> [Available records]
━━━
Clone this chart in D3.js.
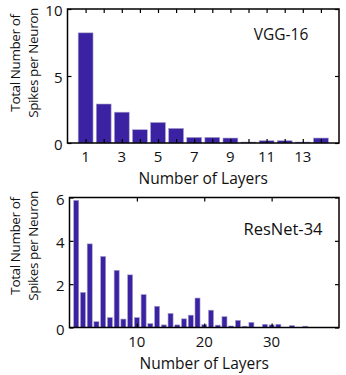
━━━
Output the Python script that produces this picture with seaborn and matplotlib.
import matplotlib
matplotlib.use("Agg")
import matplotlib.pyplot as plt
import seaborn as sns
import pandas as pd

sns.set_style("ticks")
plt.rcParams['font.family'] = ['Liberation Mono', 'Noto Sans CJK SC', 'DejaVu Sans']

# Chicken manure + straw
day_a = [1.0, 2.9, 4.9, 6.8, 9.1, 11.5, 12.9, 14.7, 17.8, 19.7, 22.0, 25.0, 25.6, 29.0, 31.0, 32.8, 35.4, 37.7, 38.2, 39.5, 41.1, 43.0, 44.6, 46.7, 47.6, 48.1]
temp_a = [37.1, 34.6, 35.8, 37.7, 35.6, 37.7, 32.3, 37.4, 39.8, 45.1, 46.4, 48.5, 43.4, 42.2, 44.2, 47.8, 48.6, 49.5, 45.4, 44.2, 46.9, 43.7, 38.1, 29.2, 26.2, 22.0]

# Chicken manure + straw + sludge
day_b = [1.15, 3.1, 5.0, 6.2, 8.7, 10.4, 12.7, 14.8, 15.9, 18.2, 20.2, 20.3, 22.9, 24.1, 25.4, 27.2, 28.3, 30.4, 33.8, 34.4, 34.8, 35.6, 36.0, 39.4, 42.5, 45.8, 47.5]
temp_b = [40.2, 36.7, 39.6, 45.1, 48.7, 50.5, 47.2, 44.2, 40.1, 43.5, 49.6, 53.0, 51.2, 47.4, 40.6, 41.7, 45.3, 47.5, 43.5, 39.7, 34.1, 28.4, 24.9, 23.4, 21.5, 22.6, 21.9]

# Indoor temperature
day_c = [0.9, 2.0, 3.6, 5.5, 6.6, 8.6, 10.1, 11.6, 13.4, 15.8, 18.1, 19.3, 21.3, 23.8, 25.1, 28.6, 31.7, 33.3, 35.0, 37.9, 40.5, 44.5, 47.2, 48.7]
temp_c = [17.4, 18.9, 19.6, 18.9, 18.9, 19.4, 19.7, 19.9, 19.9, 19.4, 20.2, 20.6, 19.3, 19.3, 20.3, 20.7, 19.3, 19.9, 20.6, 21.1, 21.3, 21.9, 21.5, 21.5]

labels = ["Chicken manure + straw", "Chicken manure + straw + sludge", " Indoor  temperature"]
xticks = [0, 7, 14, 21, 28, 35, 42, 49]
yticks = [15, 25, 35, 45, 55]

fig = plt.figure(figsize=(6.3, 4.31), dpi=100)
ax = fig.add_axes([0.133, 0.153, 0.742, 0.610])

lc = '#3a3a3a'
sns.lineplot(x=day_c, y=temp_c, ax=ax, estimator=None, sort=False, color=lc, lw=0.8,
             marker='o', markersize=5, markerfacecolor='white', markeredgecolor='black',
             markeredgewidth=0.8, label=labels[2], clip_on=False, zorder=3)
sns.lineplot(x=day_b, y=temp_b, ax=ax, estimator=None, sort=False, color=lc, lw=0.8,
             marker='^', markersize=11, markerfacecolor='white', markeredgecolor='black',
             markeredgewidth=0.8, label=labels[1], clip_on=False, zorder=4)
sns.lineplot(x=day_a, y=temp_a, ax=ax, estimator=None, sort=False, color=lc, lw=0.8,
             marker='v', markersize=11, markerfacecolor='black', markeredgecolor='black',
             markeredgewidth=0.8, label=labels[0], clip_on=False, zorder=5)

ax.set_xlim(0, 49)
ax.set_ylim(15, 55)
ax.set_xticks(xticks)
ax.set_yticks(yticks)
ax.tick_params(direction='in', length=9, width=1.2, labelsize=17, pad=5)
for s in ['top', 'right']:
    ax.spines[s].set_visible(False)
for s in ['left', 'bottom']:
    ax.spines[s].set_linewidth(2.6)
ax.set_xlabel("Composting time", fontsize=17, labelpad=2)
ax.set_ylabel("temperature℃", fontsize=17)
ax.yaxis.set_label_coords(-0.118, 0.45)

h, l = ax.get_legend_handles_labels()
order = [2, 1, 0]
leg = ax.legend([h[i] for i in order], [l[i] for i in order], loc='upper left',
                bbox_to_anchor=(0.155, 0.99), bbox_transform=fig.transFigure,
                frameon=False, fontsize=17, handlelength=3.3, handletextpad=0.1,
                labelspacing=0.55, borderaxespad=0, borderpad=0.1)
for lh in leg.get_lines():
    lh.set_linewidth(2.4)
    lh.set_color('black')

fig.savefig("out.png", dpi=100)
━━━
Only the number is wanted: how many lines of the data contain the word "matplotlib"?

> [The reply] 4